My Life’s Birds: #170
April 2, 1994 – McAllen Sewage Ponds, McAllen, Tx – There are places that we go as birders that seem odd to non-birders. Places that don’ necessarily headline the list of top tourist destinations. We all know what I’m talking about. Smelly places, gross places, places where the effluence of modern society goes to be hidden, buried, re-made into things that are socially acceptable. In America we have a lot of these places because we have a lot of waste. But the birds are where the birds are, and in many cases, interesting birds are where the waste is. And so we go there, despite the snickers behind our backs.
Birds love sewage ponds.
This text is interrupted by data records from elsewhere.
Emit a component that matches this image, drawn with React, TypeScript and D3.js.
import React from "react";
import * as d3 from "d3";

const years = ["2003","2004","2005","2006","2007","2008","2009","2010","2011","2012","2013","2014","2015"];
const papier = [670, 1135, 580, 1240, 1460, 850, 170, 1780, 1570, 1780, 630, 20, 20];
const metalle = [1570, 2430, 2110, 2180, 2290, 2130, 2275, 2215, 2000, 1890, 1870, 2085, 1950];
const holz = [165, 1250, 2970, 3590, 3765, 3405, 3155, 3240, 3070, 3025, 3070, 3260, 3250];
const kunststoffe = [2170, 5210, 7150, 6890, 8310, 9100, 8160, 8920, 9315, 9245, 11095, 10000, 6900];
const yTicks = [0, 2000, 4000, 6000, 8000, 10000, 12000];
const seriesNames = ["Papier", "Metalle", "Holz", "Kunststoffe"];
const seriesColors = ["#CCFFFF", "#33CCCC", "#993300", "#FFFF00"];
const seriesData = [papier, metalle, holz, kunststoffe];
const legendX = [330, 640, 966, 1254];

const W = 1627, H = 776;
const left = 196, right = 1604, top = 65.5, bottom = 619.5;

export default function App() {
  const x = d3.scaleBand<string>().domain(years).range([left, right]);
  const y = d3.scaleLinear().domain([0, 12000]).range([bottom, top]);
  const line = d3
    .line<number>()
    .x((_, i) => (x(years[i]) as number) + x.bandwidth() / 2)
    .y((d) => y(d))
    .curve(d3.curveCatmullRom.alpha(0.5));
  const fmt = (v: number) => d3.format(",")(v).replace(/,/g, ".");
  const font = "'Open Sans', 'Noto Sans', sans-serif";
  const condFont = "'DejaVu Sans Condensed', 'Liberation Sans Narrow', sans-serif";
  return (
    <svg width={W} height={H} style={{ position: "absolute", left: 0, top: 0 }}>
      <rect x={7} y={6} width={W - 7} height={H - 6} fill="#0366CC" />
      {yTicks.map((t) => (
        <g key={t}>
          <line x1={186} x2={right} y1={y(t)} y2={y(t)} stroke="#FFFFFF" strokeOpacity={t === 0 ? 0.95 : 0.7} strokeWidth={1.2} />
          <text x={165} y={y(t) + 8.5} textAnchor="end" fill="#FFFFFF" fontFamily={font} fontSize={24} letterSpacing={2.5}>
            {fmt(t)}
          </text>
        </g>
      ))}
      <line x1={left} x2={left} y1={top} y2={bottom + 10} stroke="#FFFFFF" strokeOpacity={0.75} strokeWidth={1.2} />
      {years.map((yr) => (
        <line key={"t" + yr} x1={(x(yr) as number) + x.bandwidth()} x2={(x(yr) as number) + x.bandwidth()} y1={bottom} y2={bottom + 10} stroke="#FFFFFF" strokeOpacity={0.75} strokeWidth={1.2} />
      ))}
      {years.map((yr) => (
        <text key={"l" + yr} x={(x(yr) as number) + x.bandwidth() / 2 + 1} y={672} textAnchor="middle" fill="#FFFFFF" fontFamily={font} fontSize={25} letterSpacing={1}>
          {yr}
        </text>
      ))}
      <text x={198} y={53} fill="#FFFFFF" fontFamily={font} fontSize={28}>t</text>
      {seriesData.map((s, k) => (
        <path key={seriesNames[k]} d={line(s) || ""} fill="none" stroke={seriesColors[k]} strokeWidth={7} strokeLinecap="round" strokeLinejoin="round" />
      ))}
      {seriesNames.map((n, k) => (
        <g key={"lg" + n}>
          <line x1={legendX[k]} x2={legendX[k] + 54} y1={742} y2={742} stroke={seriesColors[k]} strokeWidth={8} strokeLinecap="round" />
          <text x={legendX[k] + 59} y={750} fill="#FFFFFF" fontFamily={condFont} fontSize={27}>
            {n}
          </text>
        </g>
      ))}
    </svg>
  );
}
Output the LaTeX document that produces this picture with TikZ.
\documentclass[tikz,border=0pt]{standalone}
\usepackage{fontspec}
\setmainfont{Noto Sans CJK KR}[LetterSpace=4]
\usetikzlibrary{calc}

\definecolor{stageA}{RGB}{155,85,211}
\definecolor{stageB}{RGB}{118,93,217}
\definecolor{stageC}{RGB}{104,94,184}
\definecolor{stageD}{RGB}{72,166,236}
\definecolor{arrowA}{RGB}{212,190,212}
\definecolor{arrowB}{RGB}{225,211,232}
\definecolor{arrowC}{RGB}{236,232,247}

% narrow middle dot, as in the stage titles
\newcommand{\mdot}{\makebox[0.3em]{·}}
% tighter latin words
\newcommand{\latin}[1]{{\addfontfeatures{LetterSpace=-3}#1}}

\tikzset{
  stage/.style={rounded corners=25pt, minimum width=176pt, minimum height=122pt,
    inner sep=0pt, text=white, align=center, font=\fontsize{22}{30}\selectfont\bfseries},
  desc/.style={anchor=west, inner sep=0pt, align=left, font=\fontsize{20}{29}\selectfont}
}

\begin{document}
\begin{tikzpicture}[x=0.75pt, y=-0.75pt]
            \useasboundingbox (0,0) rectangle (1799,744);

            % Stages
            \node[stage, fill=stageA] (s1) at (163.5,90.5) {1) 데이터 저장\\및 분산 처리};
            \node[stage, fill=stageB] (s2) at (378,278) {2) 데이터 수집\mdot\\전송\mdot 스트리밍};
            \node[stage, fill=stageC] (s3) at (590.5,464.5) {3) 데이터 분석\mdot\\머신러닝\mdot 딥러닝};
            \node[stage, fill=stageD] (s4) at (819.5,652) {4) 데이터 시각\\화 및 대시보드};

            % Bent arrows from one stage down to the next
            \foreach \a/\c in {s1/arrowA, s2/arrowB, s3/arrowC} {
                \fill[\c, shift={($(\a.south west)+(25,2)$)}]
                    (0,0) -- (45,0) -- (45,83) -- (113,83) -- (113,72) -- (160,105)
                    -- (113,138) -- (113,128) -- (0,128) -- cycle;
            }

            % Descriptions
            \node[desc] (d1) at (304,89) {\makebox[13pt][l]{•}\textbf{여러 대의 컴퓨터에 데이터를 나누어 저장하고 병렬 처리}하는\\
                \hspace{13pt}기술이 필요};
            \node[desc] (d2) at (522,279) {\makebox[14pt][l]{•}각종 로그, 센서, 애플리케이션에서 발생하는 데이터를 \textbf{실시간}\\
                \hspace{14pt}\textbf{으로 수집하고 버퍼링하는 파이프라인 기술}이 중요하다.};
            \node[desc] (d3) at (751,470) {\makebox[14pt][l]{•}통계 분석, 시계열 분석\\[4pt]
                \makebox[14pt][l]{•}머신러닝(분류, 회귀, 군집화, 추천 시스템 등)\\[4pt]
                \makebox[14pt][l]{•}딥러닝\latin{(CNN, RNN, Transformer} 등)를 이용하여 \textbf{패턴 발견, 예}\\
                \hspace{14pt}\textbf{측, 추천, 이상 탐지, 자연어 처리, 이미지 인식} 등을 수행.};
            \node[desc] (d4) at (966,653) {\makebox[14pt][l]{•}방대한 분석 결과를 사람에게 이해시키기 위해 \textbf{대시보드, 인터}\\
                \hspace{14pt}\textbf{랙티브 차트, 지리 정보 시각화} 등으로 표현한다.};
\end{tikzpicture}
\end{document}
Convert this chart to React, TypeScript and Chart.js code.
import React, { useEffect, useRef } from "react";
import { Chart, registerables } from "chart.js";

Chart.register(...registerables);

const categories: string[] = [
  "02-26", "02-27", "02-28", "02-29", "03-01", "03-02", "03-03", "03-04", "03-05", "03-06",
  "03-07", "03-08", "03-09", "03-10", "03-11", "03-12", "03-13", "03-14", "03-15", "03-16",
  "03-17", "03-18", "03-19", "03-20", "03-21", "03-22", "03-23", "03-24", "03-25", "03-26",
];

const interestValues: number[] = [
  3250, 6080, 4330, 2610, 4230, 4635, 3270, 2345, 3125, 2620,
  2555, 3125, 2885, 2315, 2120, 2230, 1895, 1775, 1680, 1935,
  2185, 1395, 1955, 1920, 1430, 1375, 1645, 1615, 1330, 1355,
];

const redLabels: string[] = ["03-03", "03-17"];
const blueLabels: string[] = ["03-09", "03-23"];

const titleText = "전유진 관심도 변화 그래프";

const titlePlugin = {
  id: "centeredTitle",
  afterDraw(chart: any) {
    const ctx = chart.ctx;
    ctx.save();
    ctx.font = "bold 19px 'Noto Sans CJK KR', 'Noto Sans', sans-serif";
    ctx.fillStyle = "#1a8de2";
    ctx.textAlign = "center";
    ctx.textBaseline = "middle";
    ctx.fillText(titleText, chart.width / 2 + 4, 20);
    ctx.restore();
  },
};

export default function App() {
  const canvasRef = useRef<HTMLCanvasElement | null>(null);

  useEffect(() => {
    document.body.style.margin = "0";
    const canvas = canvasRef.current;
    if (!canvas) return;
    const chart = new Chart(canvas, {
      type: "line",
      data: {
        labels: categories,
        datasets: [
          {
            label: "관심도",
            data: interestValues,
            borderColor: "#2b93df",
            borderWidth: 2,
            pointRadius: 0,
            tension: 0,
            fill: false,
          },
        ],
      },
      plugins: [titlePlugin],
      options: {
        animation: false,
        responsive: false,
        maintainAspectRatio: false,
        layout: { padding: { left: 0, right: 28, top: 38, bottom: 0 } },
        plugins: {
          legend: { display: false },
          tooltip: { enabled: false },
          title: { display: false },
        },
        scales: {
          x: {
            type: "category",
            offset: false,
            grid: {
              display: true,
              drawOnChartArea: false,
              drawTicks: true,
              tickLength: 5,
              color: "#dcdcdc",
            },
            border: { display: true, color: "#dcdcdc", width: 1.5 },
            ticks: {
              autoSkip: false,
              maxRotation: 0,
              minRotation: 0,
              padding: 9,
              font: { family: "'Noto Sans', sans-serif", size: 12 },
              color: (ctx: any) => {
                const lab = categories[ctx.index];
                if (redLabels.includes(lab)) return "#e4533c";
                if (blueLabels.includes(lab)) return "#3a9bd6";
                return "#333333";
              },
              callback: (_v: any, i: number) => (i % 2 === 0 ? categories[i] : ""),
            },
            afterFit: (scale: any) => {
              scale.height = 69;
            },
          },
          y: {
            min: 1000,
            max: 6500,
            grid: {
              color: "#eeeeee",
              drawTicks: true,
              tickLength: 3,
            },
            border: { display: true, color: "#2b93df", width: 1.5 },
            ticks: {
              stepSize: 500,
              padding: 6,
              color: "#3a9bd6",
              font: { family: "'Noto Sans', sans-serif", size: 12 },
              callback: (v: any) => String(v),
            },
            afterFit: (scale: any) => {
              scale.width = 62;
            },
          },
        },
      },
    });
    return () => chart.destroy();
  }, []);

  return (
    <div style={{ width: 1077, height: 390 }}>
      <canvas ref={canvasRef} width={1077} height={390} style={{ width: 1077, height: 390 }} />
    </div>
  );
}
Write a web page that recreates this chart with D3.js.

It’s a fact. The why is pretty basic. Most sewage treatment facilities treat water in vast lagoons, either natural or man-made. This is usually the last step before the water is returned to natural waterways. Such ponds are usually high in nutrients and micro-organisms, and in many cases plant life is encouraged, providing, in the middle of a reminder of a particularly stinky by-product of modern life, a small bit of nature. Jim Lane’s Birder’s Guide to the Rio Grande Valley suggests the city of McAllen’s wastewater treatment facility as a particularly good example of this. So we went.
And you know? It wasn’t bad. Not only did we find a few terns, mostly Blacks, but that ubiquitous tail-bobber, the Spotted Sandpiper, a new bird for me. The promise of a South Texas specialty, like a Jacana, is what draws birders here, we failed to that end, but the Spottie was good enough for today. Our time in the Valley was coming to an end. We’d leave the next day. But it was a phenomenal trip, it always is down there.